## GIVEN PROBLEM:
Output the first line of the listing and each line after it, up to and including the line that contains "return (H - B - py) / (H - T - B)", exactly as written, minus the pictures.
>> start GIVEN ENTRIES
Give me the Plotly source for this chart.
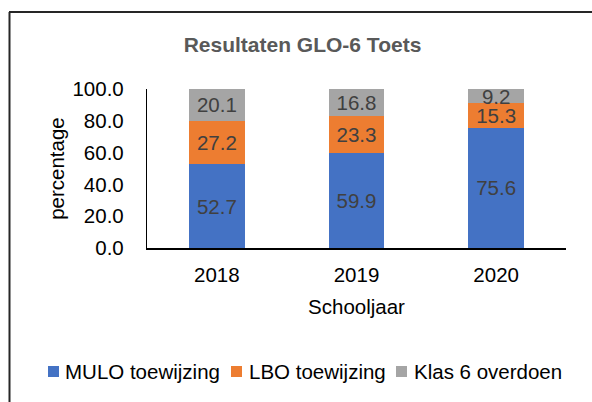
import plotly.graph_objects as go

# Schooljaren en percentages per uitkomst
years = ["2018", "2019", "2020"]
mulo = [52.7, 59.9, 75.6]
lbo = [27.2, 23.3, 15.3]
klas6 = [20.1, 16.8, 9.2]

series_names = ["MULO toewijzing", "LBO toewijzing", "Klas 6 overdoen"]
series_colors = ["#4472C4", "#ED7D31", "#A5A5A5"]
series_values = [mulo, lbo, klas6]

y_ticks = [0, 20, 40, 60, 80, 100]

FONT = "Liberation Sans, Arial, sans-serif"
W, H = 592, 402
L, R, T, B = 147, 26, 89, 154  # plot area margins in px

def px_x(px):
    return (px - L) / (W - L - R)

def px_y(py):
    return (H - B - py) / (H - T - B)

fig = go.Figure()
for name, color, vals in zip(series_names, series_colors, series_values):
    fig.add_trace(go.Bar(
        x=years, y=vals, name=name,
        marker=dict(color=color, line=dict(width=0)),
        text=[f"{v:.1f}" for v in vals],
        textposition="inside", insidetextanchor="middle",
        textfont=dict(family=FONT, size=20.5, color="#404040"),
        showlegend=False,
    ))

# legend drawn as coloured squares with labels underneath the chart
legend_sq = [48, 231, 396]
legend_txt = [63, 247, 412]
legend_cy = 371.5
shapes = []
annotations = []
for name, color, sx, tx in zip(series_names, series_colors, legend_sq, legend_txt):
    shapes.append(dict(type="rect", xref="paper", yref="paper",
                       x0=px_x(sx), x1=px_x(sx + 11),
                       y0=px_y(legend_cy - 5.5), y1=px_y(legend_cy + 5.5),
                       fillcolor=color, line=dict(width=0)))
    annotations.append(dict(text=name, xref="paper", yref="paper",
                            x=px_x(tx), y=px_y(legend_cy),
                            xanchor="left", yanchor="middle", showarrow=False,
                            font=dict(family=FONT, size=20.5, color="#000000")))

# chart frame (top and left edges)
shapes.append(dict(type="line", xref="paper", yref="paper",
                   x0=px_x(9), x1=px_x(600), y0=px_y(12), y1=px_y(12),
                   line=dict(color="#262626", width=2)))
shapes.append(dict(type="line", xref="paper", yref="paper",
                   x0=px_x(9.5), x1=px_x(9.5), y0=px_y(12), y1=px_y(410),
                   line=dict(color="#262626", width=2)))

fig.update_layout(
    width=W, height=H,
    margin=dict(l=L, r=R, t=T, b=B),
    paper_bgcolor="white", plot_bgcolor="white",
    barmode="stack", bargap=0.6,
    title=dict(text="<b>Resultaten GLO-6 Toets</b>", x=302.5 / W, xanchor="center",
               y=1 - 44.5 / H, yanchor="middle",
               font=dict(family=FONT, size=21, color="#595959")),
    uniformtext=dict(minsize=20.5, mode="show"),
    font=dict(family=FONT, size=20.5, color="#000000"),
    shapes=shapes,
    annotations=annotations,
)
fig.update_xaxes(
    showline=True, linecolor="#000000", linewidth=1.5,
    ticks="", ticklabelstandoff=8, showgrid=False,
    tickfont=dict(family=FONT, size=20.5, color="#000000"),
    title=dict(text="Schooljaar", standoff=14,
               font=dict(family=FONT, size=20.5, color="#000000")),
)
fig.update_yaxes(
    range=[0, 100], tickvals=y_ticks, tickformat=".1f",
    showline=True, linecolor="#000000", linewidth=1.3,
    ticks="", ticklabelstandoff=18, showgrid=False, zeroline=False,
    tickfont=dict(family=FONT, size=20.5, color="#000000"),
    title=dict(text="percentage", standoff=2,
               font=dict(family=FONT, size=20.5, color="#000000")),
)

fig.write_html("out.html")
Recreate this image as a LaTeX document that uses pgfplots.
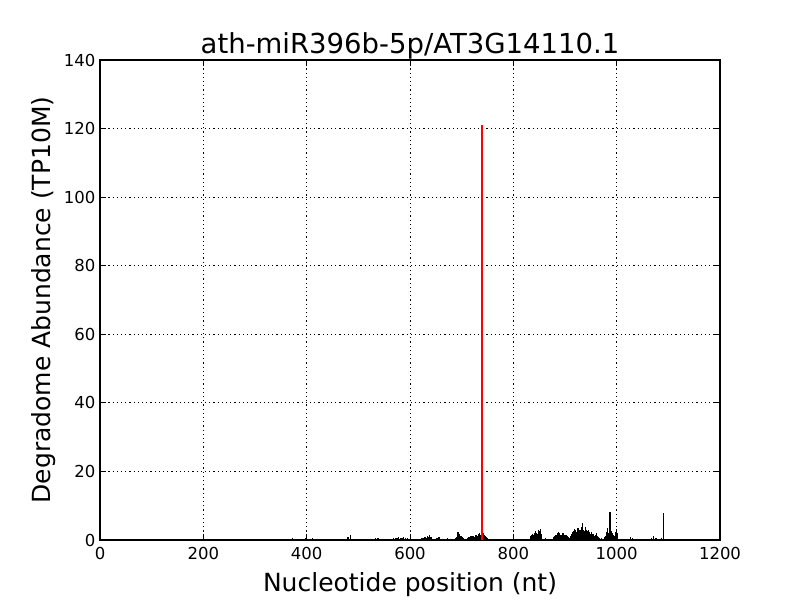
\documentclass[border=0pt]{standalone}
\usepackage{fontspec}
\setmainfont{DejaVu Sans}
\usepackage{pgfplots}
\pgfplotsset{compat=1.18}
\begin{document}
\begin{tikzpicture}[x=1pt,y=1pt]
\path[use as bounding box] (0,0) rectangle (800,600);
\begin{axis}[
  at={(100pt,60pt)}, anchor=south west,
  scale only axis, width=620pt, height=480pt,
  xmin=0, xmax=1200, ymin=0, ymax=140,
  xtick={0,200,...,1200}, ytick={0,20,...,140},
  tick align=inside, tick pos=both,
  major tick length=6pt,
  grid=major,
  major grid style={black, line width=0.9pt, dash pattern=on 1.2pt off 3pt},
  axis line style={black, line width=1.2pt},
  every tick/.style={black, line width=1pt},
  /pgf/number format/assume math mode=true,
  /pgf/number format/1000 sep={},
  tick label style={font=\fontsize{16.5}{19}\selectfont},
  xticklabel style={yshift=-4pt},
  yticklabel style={xshift=-1pt},
  title={ath-miR396b-5p/AT3G14110.1},
  title style={font=\fontsize{27.5}{32}\selectfont, yshift=-9pt},
  xlabel={Nucleotide position (nt)},
  ylabel={Degradome Abundance (TP10M)},
  label style={font=\fontsize{25}{29}\selectfont},
  xlabel style={yshift=-6pt},
  ylabel style={yshift=1pt},
]
\addplot[ycomb, black, line width=1.2pt, no marks] coordinates {
(3,0.1)(12,0.1)(25,0.15)(38,0.3)(45,0.1)(52,0.2)(63,0.1)(75,0.1)(88,0.2)(95,0.3)(100,0.2)(108,0.1)(118,0.2)(128,0.4)(135,0.2)(150,0.1)(160,0.3)(168,0.2)(175,0.1)(182,0.3)(188,0.2)(195,0.1)
(205,0.2)(212,0.3)(222,0.2)(235,0.3)(248,0.1)(255,0.4)(262,0.2)(270,0.3)(280,0.2)(290,0.1)(300,0.2)(312,0.1)(322,0.2)(330,0.3)(340,0.2)(350,0.1)(358,0.2)(365,0.3)(372,0.6)(377,0.4)(383,0.3)(390,0.2)(398,0.6)
(402,0.3)(408,0.2)(412,0.5)(418,0.4)(425,0.2)(435,0.1)(445,0.2)(455,0.2)(465,0.1)(472,0.3)(480,0.8)(485,1.5)(490,0.3)(500,0.2)(508,0.1)(518,0.2)(528,0.4)(533,0.6)(538,0.5)(545,0.3)(552,0.1)(560,0.3)(568,0.5)(573,0.7)(576,0.6)(578,0.9)(581,0.7)(583,0.6)(586,0.7)(588,0.8)(592,0.5)(595,0.6)(598,0.4)(601,1.0)(606,0.3)(612,0.2)(618,0.4)(622,0.5)(625,0.6)(628,0.8)(630,0.9)(632,0.7)(634,1.1)(636,1.0)(638,1.4)(640,1.0)(642,0.8)(647,0.3)(652,0.5)(654,0.6)(656,0.8)(660,0.4)(666,0.3)(672,0.5)(678,0.4)(684,0.3)(688,0.6)(690,1.0)(692,1.8)(693,2.2)(695,1.7)(696,1.6)(698,1.3)(699,1.2)(701,0.8)(703,0.6)(708,0.4)(712,0.7)(714,0.8)(716,1.0)(718,1.1)(720,1.3)(722,1.2)(724,1.0)(726,1.4)(727,1.6)(729,1.5)(731,1.2)(733,1.8)(734,2.0)(736,1.6)(737,1.1)(742,2.0)(744,1.6)(745,1.3)(747,0.8)(749,0.5)(755,0.2)(762,0.1)(770,0.2)(778,0.1)(790,0.2)(800,0.1)(810,0.2)(820,0.1)(828,0.2)
(834,1.2)(836,1.4)(837,1.8)(839,1.6)(840,1.5)(842,2.0)(843,2.5)(845,2.1)(846,1.7)(848,2.4)(849,2.8)(851,2.6)(852,3.2)(854,1.8)(855,1.0)(859,0.4)(863,0.5)(867,0.3)(872,0.4)(877,0.8)(879,1.1)(881,1.5)(883,1.4)(884,1.2)(886,1.9)(887,2.3)(889,2.0)(890,1.8)(892,1.5)(893,1.4)(895,1.7)(896,1.9)(898,1.5)(899,1.2)(901,1.4)(903,1.6)(905,1.2)(906,1.0)(909,0.6)(911,1.2)(913,1.8)(915,2.2)(916,2.6)(918,2.8)(919,3.2)(921,2.8)(922,2.4)(924,3.0)(925,3.5)(927,2.8)(928,2.2)(930,2.6)(931,3.0)(933,3.8)(934,4.9)(936,3.0)(937,2.6)(939,3.2)(940,3.8)(942,3.0)(943,2.5)(945,2.8)(946,3.0)(948,2.2)(949,1.8)(951,2.0)(952,2.4)(954,1.8)(955,1.4)(957,1.3)(958,1.2)(960,1.6)(961,1.9)(963,1.3)(964,1.0)(967,0.6)(971,0.5)(975,0.4)(977,0.8)(979,1.2)(981,2.4)(982,3.6)(984,2.0)(985,1.8)(987,8.2)(988,2.0)(990,2.5)(991,2.0)(993,1.5)(995,1.3)(996,1.2)(998,2.2)(999,3.2)(1001,2.0)(1002,1.6)(1005,0.4)(1010,0.3)(1016,0.2)(1022,0.4)(1026,0.8)(1030,0.5)(1035,0.3)(1040,0.4)(1046,0.3)(1052,0.2)(1058,0.3)(1064,0.4)(1068,0.6)(1072,1.2)(1076,0.5)(1082,0.4)(1086,0.6)(1090,8.0)(1094,0.2)
};
\addplot[ycomb, red, line width=2pt, no marks] coordinates {(739,121)};
\end{axis}
\end{tikzpicture}
\end{document}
>> end GIVEN ENTRIES
## RESPONSE TO THIS EXERCISE:
Give me the Plotly source for this chart.
import plotly.graph_objects as go

# Schooljaren en percentages per uitkomst
years = ["2018", "2019", "2020"]
mulo = [52.7, 59.9, 75.6]
lbo = [27.2, 23.3, 15.3]
klas6 = [20.1, 16.8, 9.2]

series_names = ["MULO toewijzing", "LBO toewijzing", "Klas 6 overdoen"]
series_colors = ["#4472C4", "#ED7D31", "#A5A5A5"]
series_values = [mulo, lbo, klas6]

y_ticks = [0, 20, 40, 60, 80, 100]

FONT = "Liberation Sans, Arial, sans-serif"
W, H = 592, 402
L, R, T, B = 147, 26, 89, 154  # plot area margins in px

def px_x(px):
    return (px - L) / (W - L - R)

def px_y(py):
    return (H - B - py) / (H - T - B)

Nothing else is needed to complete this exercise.